Piatã FM (ZYC 298)
- Salvador, Bahia; Brazil;
- Frequency: 94.3 MHz

Programming
- Language: Portuguese

Ownership
- Owner: Daltro de Castro Ferreira family

History
- Founded: 1978

Technical information
- Licensing authority: ANATEL
- ERP: 105.11 kW
- Transmitter coordinates: 12°58′41.9″S 38°29′50.2″W﻿ / ﻿12.978306°S 38.497278°W

Links
- Public license information: Profile
- Webcast: https://tudoradio.com/player/radio/505-piata-fm
- Website: https://piatafm.com.br/

= Piatã FM =

Piatã FM is a Brazilian radio station based in Salvador, Bahia, with a programming focused on pagode music.
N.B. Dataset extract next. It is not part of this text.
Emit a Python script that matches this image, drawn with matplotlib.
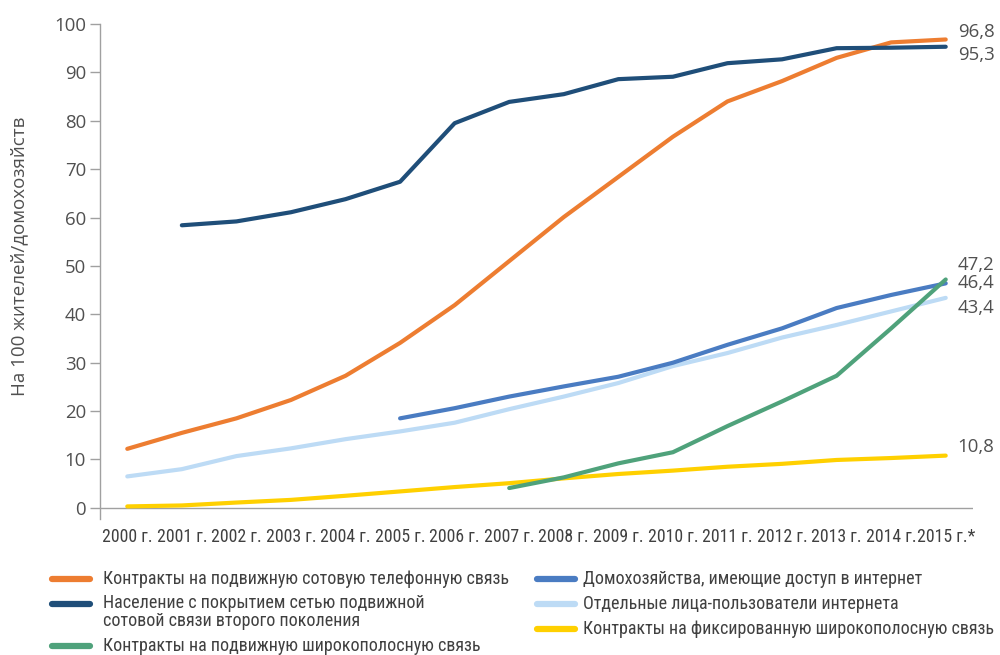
import matplotlib
matplotlib.use("Agg")
import matplotlib.pyplot as plt
from matplotlib.lines import Line2D
import numpy as np

years = ["2000 г.", "2001 г.", "2002 г.", "2003 г.", "2004 г.", "2005 г.", "2006 г.", "2007 г.",
         "2008 г.", "2009 г.", "2010 г.", "2011 г.", "2012 г.", "2013 г.", "2014 г.", "2015 г.*"]

mobile_cell = [12.2, 15.5, 18.5, 22.3, 27.3, 34.1, 41.9, 51.0, 60.1, 68.4, 76.7, 84.0, 88.2, 93.0, 96.2, 96.8]
coverage_2g = [None, 58.4, 59.2, 61.1, 63.8, 67.4, 79.5, 83.9, 85.5, 88.6, 89.1, 91.9, 92.7, 95.0, 95.1, 95.3]
mobile_bb = [None, None, None, None, None, None, None, 4.1, 6.3, 9.2, 11.5, 16.9, 22.0, 27.3, 37.1, 47.2]
households_inet = [None, None, None, None, None, 18.5, 20.6, 23.0, 25.1, 27.1, 30.0, 33.7, 37.1, 41.3, 44.0, 46.4]
individuals_inet = [6.5, 8.0, 10.7, 12.3, 14.2, 15.8, 17.6, 20.4, 23.0, 25.8, 29.3, 32.0, 35.2, 37.8, 40.6, 43.4]
fixed_bb = [0.3, 0.5, 1.1, 1.65, 2.5, 3.4, 4.3, 5.1, 6.1, 7.0, 7.7, 8.5, 9.1, 9.9, 10.3, 10.8]

names = ["Контракты на подвижную сотовую телефонную связь",
         "Население с покрытием сетью подвижной\nсотовой связи второго поколения",
         "Контракты на подвижную широкополосную связь",
         "Домохозяйства, имеющие доступ в интернет",
         "Отдельные лица-пользователи интернета",
         "Контракты на фиксированную широкополосную связь"]
end_labels = ["96,8", "95,3", "47,2", "46,4", "43,4", "10,8"]

series = [mobile_cell, coverage_2g, mobile_bb, households_inet, individuals_inet, fixed_bb]
colors = ["#ED7D31", "#1F4E79", "#4FA27B", "#4A7CC2", "#BDDBF5", "#FFD000"]
order = [4, 3, 5, 2, 0, 1]
label_offsets = [1.5, -1.7, 3.0, 0.1, -2.1, 1.8]

narrow = ["Roboto Condensed", "PT Sans Narrow", "Archivo Narrow", "Liberation Sans", "DejaVu Sans"]
regular = ["Open Sans", "DejaVu Sans"]
txt_color = "#404040"

fig = plt.figure(figsize=(10, 6.55), dpi=100)
ax = fig.add_axes([0.1, 1 - 519 / 655, 0.873, (519 - 24) / 655])

x = np.arange(len(years))
for i in order:
    y = np.array([np.nan if v is None else v for v in series[i]], dtype=float)
    ax.plot(x, y, color=colors[i], lw=3.0, solid_capstyle="round", solid_joinstyle="round", zorder=3)

for i in range(len(series)):
    v = series[i][-1]
    ax.text(15.22, v + label_offsets[i], end_labels[i], ha="left", va="center",
            fontsize=13.4, color="#505050", family=regular, clip_on=False)

ax.set_xlim(-0.5, 15.5)
ax.set_ylim(-2.3, 100)
ax.set_yticks(range(0, 101, 10))
ax.set_yticklabels([str(v) for v in range(0, 101, 10)], family=regular,
                   fontsize=13.4, color="#505050")
ax.set_xticks(x)
ax.set_xticklabels(years, family=narrow, fontsize=12.8, color=txt_color)
ax.tick_params(axis="x", length=0, pad=6.5)
ax.tick_params(axis="y", length=7, width=1, color="#A0A0A0", pad=3)
for s in ["top", "right", "bottom"]:
    ax.spines[s].set_visible(False)
ax.spines["left"].set_color("#A0A0A0")
ax.spines["left"].set_linewidth(1)
ax.axhline(0, color="#A0A0A0", lw=1, zorder=1)
ax.patch.set_alpha(0)

fig.text(0.019, 1 - 256 / 655, "На 100 жителей/домохозяйств", rotation=90, ha="center", va="center",
         fontsize=13.5, color="#505050", family=regular)

# manual legend: (line left x, row y, text x) in pixels
leg_pos = [(52, 579, 103), (52, 604, 103), (52, 646, 103),
           (537, 579, 583), (537, 604, 583), (537, 629, 583)]
for i, (px, py, tx) in enumerate(leg_pos):
    fy = 1 - py / 655
    fig.add_artist(Line2D([px / 1000, (px + 38) / 1000], [fy, fy], color=colors[i], lw=4.5,
                          solid_capstyle="round", transform=fig.transFigure))
    if "\n" in names[i]:
        fig.text(tx / 1000, 1 - (py - 10) / 655, names[i], ha="left", va="top",
                 fontsize=13.0, color=txt_color, family=narrow, linespacing=1.0)
    else:
        fig.text(tx / 1000, fy, names[i], ha="left", va="center",
                 fontsize=13.0, color=txt_color, family=narrow)

fig.savefig("out.png", dpi=100)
It broadcasts on the frequency 94.3 MHz. The station propelled the careers of several Bahian pagode groups in the 1990s and 2000s, such as É o Tchan!, Terra Samba, Parangolé, and Harmonia do Samba. Piatã FM leads in total number of listeners in the city of Salvador, with over 740,000, according to Kantar IBOPE Media.

== History ==
The station was founded in 1978 by Wilson Menezes, who also owned the radio station Excelsior AM. Initially, it operated from a building in the Historic Center of Salvador and later moved to Praça da Sé. In 1982, the station was acquired by Congressman Cristóvão Ferreira, who was passionate about samba and radio. While Itapoan FM focused on axé music in the early 1980s, Piatã FM invested in Bahian pagode in the 1990s. The group É o Tchan! was the first group the station supported.

The station achieved the second highest average audience rating in Brazil in 2001. In October 2022, Piatã FM relocated its studios to the Shopping Bela Vista mall in the Cabula neighborhood. Its transmitters and tower remain at the station's former headquarters in Brotas. In May of the same year, Cristóvão Ferreira's son, Cristóvão Júnior, returned as a partner of the station, but the following year, music industry businessman Léo Góes acquired 25% of Piatã FM's shares, which belonged to Cristóvão Júnior, while the remainder stayed with the Daltro de Castro Ferreira family.